### Listing ###

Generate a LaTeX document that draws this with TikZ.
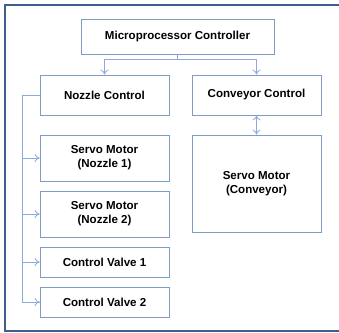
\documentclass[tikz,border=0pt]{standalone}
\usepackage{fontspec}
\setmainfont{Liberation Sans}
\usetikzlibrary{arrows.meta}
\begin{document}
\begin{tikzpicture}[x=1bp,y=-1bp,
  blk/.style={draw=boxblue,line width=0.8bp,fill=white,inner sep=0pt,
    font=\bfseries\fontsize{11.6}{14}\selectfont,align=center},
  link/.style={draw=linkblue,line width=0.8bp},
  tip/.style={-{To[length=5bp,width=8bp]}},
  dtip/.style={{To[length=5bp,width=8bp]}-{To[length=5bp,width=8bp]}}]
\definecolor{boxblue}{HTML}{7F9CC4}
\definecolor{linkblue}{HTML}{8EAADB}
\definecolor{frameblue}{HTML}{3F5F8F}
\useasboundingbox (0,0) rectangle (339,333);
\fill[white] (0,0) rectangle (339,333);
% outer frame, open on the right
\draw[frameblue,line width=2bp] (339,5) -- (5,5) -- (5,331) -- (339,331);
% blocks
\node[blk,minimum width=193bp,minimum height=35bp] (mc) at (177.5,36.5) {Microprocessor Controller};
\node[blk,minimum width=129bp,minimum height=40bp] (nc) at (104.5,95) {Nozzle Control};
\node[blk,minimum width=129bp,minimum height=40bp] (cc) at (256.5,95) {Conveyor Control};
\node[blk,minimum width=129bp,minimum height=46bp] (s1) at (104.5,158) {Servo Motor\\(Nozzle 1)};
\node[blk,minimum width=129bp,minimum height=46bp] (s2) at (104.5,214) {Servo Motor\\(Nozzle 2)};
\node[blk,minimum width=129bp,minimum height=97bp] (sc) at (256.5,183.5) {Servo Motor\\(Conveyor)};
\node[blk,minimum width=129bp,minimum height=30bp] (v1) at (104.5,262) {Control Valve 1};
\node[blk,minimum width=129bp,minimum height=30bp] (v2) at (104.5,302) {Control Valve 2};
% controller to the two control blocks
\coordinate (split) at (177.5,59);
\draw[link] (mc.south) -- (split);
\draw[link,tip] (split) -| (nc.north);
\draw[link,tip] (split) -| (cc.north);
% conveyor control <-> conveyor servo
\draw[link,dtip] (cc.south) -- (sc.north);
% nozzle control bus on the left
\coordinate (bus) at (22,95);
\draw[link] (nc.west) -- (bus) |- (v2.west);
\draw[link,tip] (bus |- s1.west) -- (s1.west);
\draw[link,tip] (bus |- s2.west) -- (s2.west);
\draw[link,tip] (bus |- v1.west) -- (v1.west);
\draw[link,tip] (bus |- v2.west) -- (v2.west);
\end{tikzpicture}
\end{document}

###
### Listing ###

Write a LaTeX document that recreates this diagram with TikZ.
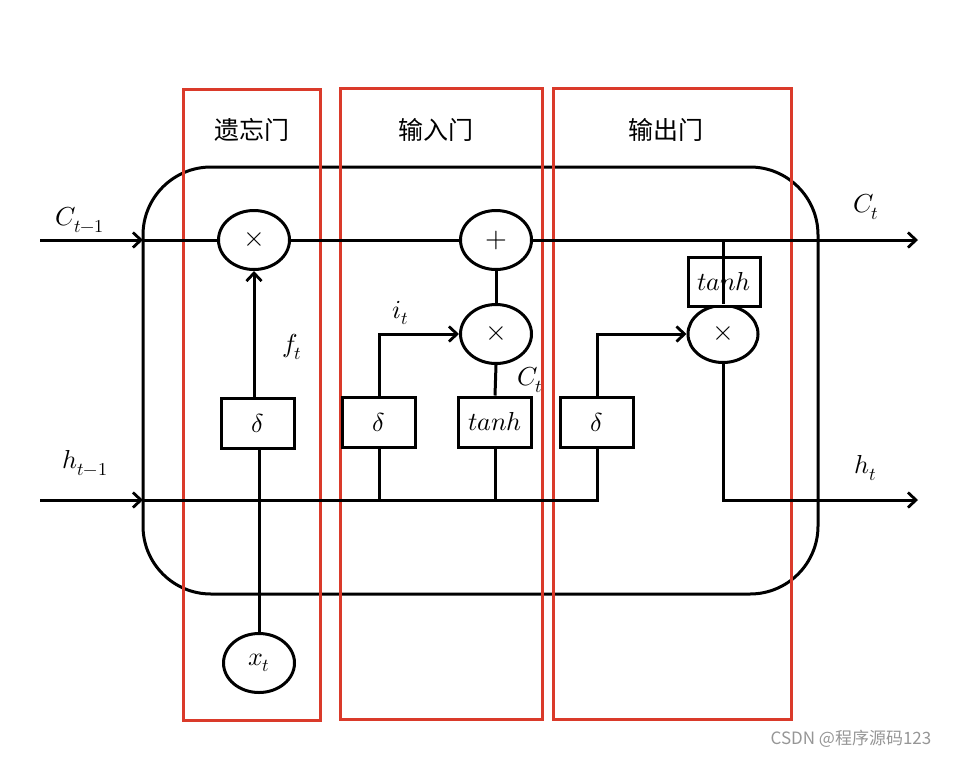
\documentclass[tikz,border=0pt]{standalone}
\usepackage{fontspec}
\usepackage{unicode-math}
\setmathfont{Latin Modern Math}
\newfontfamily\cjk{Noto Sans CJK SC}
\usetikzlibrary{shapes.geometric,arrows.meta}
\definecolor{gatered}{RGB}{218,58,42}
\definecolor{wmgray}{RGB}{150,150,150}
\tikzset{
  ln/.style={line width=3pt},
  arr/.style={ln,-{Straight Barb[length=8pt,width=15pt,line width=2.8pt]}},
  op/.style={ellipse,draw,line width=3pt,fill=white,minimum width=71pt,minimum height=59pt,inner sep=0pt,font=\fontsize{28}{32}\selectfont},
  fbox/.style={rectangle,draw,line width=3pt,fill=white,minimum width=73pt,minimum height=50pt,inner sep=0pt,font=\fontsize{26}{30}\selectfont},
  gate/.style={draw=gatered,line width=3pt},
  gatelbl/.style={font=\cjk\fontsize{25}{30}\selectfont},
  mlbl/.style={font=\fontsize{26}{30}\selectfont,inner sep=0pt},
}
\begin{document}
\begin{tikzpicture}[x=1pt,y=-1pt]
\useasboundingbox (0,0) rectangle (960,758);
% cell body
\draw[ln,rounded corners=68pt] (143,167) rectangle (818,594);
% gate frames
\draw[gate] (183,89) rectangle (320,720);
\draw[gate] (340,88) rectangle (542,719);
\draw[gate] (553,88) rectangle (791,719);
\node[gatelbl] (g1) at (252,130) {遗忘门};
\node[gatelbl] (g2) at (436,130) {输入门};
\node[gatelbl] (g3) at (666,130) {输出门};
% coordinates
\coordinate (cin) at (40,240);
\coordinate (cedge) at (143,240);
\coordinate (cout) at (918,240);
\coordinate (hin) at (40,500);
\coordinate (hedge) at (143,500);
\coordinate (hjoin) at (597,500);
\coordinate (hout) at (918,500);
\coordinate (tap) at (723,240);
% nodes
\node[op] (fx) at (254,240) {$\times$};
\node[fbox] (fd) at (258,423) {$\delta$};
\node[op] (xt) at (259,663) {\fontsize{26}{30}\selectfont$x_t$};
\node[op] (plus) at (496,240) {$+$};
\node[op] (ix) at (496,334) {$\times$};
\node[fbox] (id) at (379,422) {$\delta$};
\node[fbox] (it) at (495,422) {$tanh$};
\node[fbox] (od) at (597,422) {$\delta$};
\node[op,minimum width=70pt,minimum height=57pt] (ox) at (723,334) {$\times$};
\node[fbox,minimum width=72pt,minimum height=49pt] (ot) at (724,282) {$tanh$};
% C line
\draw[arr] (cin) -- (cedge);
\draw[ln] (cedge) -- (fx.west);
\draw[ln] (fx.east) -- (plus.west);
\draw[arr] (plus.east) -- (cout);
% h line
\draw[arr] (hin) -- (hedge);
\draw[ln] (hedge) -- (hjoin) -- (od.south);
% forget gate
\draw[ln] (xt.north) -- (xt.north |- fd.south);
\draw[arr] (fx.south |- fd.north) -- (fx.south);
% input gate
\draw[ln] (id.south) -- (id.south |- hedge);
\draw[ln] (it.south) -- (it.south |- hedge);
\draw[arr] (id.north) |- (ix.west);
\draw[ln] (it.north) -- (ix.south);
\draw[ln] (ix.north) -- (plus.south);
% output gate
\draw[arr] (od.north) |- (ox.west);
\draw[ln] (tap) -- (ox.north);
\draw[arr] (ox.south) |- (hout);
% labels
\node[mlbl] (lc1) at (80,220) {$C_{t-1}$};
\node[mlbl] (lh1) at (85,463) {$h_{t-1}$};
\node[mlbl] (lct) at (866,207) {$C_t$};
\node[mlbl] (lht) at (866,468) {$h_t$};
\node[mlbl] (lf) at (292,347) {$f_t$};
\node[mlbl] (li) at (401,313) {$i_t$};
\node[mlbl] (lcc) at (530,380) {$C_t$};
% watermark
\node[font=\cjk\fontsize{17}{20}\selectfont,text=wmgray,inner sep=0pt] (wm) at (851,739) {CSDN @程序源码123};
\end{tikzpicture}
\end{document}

###
### Listing ###

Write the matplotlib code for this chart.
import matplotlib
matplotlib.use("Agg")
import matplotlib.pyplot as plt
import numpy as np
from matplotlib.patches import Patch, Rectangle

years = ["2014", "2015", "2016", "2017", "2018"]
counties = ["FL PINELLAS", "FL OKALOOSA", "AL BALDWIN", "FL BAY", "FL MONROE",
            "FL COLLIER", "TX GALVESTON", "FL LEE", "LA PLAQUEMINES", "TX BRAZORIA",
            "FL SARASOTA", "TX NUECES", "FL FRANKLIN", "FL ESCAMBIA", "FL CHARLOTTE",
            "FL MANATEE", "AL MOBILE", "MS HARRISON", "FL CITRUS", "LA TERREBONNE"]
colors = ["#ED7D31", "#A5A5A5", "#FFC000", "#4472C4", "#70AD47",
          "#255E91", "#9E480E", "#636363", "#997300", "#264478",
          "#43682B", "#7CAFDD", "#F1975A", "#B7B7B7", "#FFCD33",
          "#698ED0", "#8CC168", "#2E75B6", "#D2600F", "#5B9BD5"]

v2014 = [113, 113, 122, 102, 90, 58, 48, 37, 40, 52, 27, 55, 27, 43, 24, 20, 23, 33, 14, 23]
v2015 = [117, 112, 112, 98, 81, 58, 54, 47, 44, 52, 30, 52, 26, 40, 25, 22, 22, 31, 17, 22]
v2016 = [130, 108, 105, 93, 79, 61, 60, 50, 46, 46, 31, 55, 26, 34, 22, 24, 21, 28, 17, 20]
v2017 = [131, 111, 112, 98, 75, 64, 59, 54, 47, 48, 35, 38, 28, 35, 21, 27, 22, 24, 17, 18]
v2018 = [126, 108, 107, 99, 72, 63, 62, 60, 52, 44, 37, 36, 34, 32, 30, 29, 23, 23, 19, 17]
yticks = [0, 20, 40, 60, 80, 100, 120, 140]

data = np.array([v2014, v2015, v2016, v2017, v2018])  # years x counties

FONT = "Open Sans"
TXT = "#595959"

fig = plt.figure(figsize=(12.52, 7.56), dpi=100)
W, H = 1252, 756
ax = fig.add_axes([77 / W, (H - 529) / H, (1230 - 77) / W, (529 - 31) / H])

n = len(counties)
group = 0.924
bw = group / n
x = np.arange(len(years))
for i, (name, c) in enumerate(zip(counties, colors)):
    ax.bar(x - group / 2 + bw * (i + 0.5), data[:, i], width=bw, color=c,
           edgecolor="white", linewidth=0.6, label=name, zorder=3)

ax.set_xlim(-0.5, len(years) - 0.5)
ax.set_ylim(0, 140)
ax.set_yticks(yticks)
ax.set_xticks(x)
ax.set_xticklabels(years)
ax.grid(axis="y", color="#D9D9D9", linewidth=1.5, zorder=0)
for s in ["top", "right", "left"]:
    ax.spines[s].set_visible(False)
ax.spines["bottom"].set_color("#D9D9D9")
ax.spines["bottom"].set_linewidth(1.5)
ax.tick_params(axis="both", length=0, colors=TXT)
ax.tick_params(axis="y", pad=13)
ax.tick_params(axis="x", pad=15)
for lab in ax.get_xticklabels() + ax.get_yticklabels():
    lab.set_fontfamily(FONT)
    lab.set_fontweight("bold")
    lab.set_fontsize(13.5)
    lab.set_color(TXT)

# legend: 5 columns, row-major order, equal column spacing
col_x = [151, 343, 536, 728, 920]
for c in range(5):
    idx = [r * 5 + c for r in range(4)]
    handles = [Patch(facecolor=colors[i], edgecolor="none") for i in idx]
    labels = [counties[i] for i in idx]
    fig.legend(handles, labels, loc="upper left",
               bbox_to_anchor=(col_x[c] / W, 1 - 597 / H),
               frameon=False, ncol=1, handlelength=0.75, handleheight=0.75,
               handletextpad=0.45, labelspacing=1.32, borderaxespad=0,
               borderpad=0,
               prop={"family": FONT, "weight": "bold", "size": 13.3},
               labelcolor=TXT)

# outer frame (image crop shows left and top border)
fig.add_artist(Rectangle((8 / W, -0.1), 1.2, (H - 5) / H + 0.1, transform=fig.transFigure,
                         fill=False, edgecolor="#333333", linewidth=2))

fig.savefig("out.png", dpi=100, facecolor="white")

###

### [Exercise objective]
Copy out every line in the listing where the word "Write" appears.

### [Complete response]
Write a LaTeX document that recreates this diagram with TikZ.
Write the matplotlib code for this chart.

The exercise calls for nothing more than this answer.